> DIRECTIONS FOR THIS TASK: Don't include pictures. Quote the lines below from the first through the line that contains "y_ticks = [70, 80, 90, 100, 110, 120]".
* Start COLLECTED MATERIAL *
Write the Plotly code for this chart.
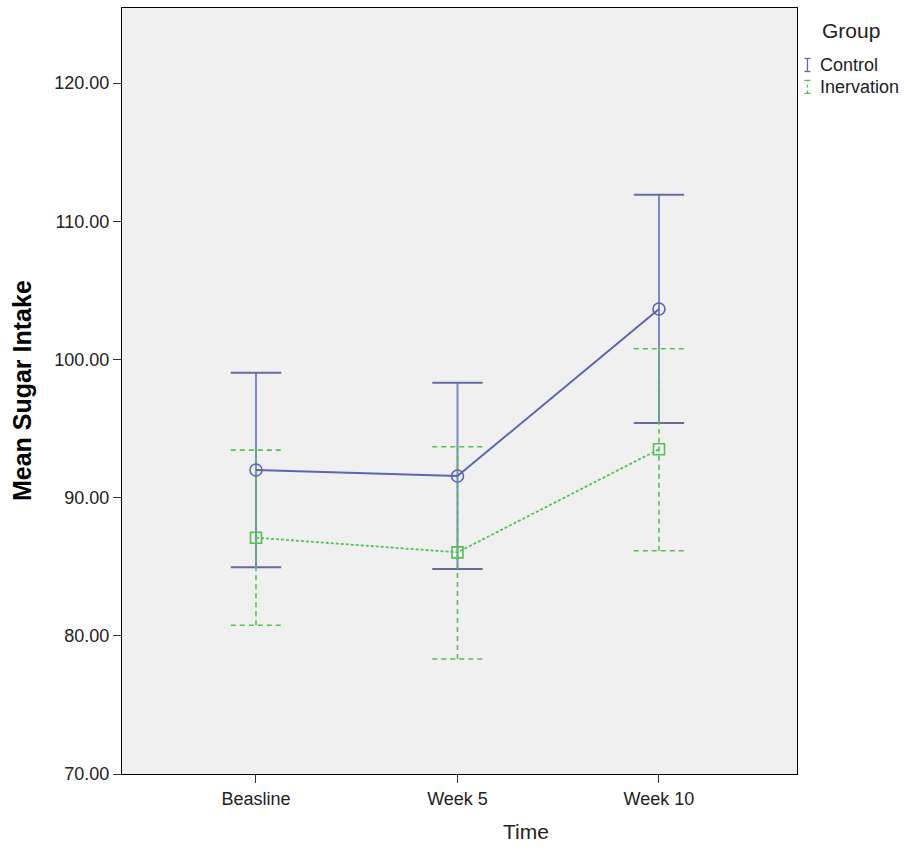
import plotly.graph_objects as go

# Time points and group summaries (mean with 95% CI bounds)
time_labels = ["Beasline", "Week 5", "Week 10"]
control_mean = [92.0, 91.56, 103.65]
control_upper = [99.04, 98.31, 111.92]
control_lower = [84.96, 84.83, 95.4]
inerv_mean = [87.1, 86.04, 93.5]
inerv_upper = [93.44, 93.68, 100.77]
inerv_lower = [80.76, 78.32, 86.16]
y_ticks = [70, 80, 90, 100, 110, 120]

FONT = "Arial, Liberation Sans, sans-serif"
BLUE_LINE = "#5a66b4"
BLUE_STEM = "#7d88c8"
BLUE_CAP = "#666c9c"
BLUE_MARK = "#4a56a0"
GREEN = "#55c055"
CAP_HALF = 0.125  # half cap width in category units

xs = list(range(len(time_labels)))


def bar_paths(lower, upper):
    sx, sy, cx, cy = [], [], [], []
    for x, lo, hi in zip(xs, lower, upper):
        sx += [x, x, None]
        sy += [lo, hi, None]
        cx += [x - CAP_HALF, x + CAP_HALF, None, x - CAP_HALF, x + CAP_HALF, None]
        cy += [lo, lo, None, hi, hi, None]
    return sx, sy, cx, cy


fig = go.Figure()

# Control: error bars
sx, sy, cx, cy = bar_paths(control_lower, control_upper)
fig.add_trace(go.Scatter(x=sx, y=sy, mode="lines",
                         line=dict(color=BLUE_STEM, width=2), hoverinfo="skip"))
fig.add_trace(go.Scatter(x=cx, y=cy, mode="lines",
                         line=dict(color=BLUE_CAP, width=2), hoverinfo="skip"))

# Inervation: dashed error bars
sx, sy, cx, cy = bar_paths(inerv_lower, inerv_upper)
fig.add_trace(go.Scatter(x=sx, y=sy, mode="lines",
                         line=dict(color=GREEN, width=1.6, dash="5px,4px"), hoverinfo="skip"))
fig.add_trace(go.Scatter(x=cx, y=cy, mode="lines",
                         line=dict(color=GREEN, width=1.6, dash="5px,4px"), hoverinfo="skip"))

# Mean lines
fig.add_trace(go.Scatter(x=xs, y=control_mean, mode="lines+markers", name="Control",
                         line=dict(color=BLUE_LINE, width=2),
                         marker=dict(symbol="circle-open", size=12,
                                     line=dict(color=BLUE_MARK, width=1.6))))
fig.add_trace(go.Scatter(x=xs, y=inerv_mean, mode="lines+markers", name="Inervation",
                         line=dict(color=GREEN, width=1.8, dash="3px,2px"),
                         marker=dict(symbol="square-open", size=11,
                                     line=dict(color=GREEN, width=1.6))))

fig.update_layout(
    width=905, height=851,
    margin=dict(l=122, r=108, t=8, b=77),
    paper_bgcolor="white", plot_bgcolor="#f0f0f0",
    showlegend=False,
    font=dict(family=FONT, size=18, color="#222"),
)
fig.update_xaxes(
    range=[-0.665, 2.685], tickvals=xs, ticktext=time_labels,
    showgrid=False, zeroline=False,
    showline=True, linecolor="black", linewidth=1.2, mirror=True,
    ticks="outside", ticklen=8, tickcolor="#333", tickwidth=1.2,
    tickfont=dict(size=18, color="#222"),
)
fig.update_yaxes(
    range=[70, 125.43], tickvals=y_ticks, tickformat=".2f",
    showgrid=False, zeroline=False,
    showline=True, linecolor="black", linewidth=1.2, mirror=True,
    ticks="outside", ticklen=8, tickcolor="#333", tickwidth=1.2,
    tickfont=dict(size=18, color="#222"),
)

# Axis titles
fig.add_annotation(text="Mean Sugar Intake", xref="paper", yref="paper",
                   x=-0.148, y=0.5, xanchor="center", yanchor="middle",
                   textangle=-90, showarrow=False,
                   font=dict(family=FONT, size=25, color="black", weight="bold"))
fig.add_annotation(text="Time", xref="paper", yref="paper",
                   x=0.598, y=-0.0757, xanchor="center", yanchor="middle",
                   showarrow=False, font=dict(family=FONT, size=21, color="#222"))

# Legend built from shapes and text
fig.add_annotation(text="Group", xref="paper", yref="paper",
                   x=1.08, y=0.971, xanchor="center", yanchor="middle",
                   showarrow=False, font=dict(family=FONT, size=21, color="#222"))
legend_rows = [("Control", 0.9256, BLUE_CAP, "solid"), ("Inervation", 0.897, GREEN, "dot")]
for label, yy, col, dash in legend_rows:
    fig.add_annotation(text=label, xref="paper", yref="paper",
                       x=1.031, y=yy, xanchor="left", yanchor="middle",
                       showarrow=False, font=dict(family=FONT, size=18, color="#222"))
    xc = 1.0155
    h = 0.0085
    w = 0.0045
    fig.add_shape(type="line", xref="paper", yref="paper",
                  x0=xc, x1=xc, y0=yy - h, y1=yy + h,
                  line=dict(color=col, width=1.3, dash=dash))
    for yv in (yy - h, yy + h):
        fig.add_shape(type="line", xref="paper", yref="paper",
                      x0=xc - w, x1=xc + w, y0=yv, y1=yv,
                      line=dict(color=col, width=1.3))

fig.write_html("out.html")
* End COLLECTED MATERIAL *
> WRITTEN SOLUTION:
Write the Plotly code for this chart.
import plotly.graph_objects as go

# Time points and group summaries (mean with 95% CI bounds)
time_labels = ["Beasline", "Week 5", "Week 10"]
control_mean = [92.0, 91.56, 103.65]
control_upper = [99.04, 98.31, 111.92]
control_lower = [84.96, 84.83, 95.4]
inerv_mean = [87.1, 86.04, 93.5]
inerv_upper = [93.44, 93.68, 100.77]
inerv_lower = [80.76, 78.32, 86.16]
y_ticks = [70, 80, 90, 100, 110, 120]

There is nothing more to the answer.